The Conductor knows us personally and distributes parts, “distributing to each person as He wills” (1 Corinthians 12:11). And although He has different plans for each performer, He unites the group under His own direction and “the peace that binds us” (Ephesians 4:3).
But even with music from the Composer and direction from the Conductor, we still would not know how to play unless we had a model to follow.
- God the Performer (Son)
“The Lord your God is with you,
the Mighty Warrior who saves.
He will take great delight in you;
in his love he will no longer rebuke you,
but will rejoice over you with singing.” Zephaniah 3:17
Our God is also an internationally-famous performer who has graced us with His presence. He “took up residence among us,” and “we observed His glory” (John 1:14). In fact, He is so glorious that the entire piece was written to showcase His ability. We are merely the accompaniment to His beautiful melody.
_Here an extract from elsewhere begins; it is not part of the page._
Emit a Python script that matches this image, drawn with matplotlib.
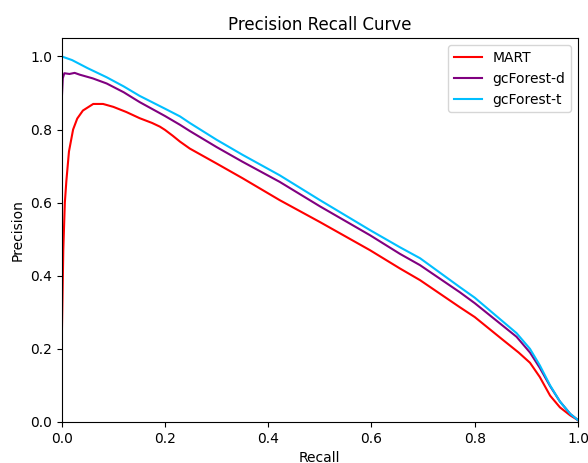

The problem–for us–with playing the “background music” is that we must find balance with the performer. We can’t always hear the Great Soloist; sometimes He uses His “still small voice” (1 Kings 19:12). In those cases, it’s easy to think that we have the more important part and need to be heard. At other times His voice is so powerful that our accompaniment as a whole pales in comparison; everyone hears His voice “in power” and “in splendor” (Psalm 29:4). But our job remains: to glorify the Soloist.
Thankfully, the Great Soloist is willing to instruct us, because He can “sympathize with our weaknesses” (Hebrews 4:15). Because He understands performance anxiety, and because He cares, He teaches us how to approach the stage “with boldness” (Hebrews 4:16). And it is all because of Him that we are able to do so.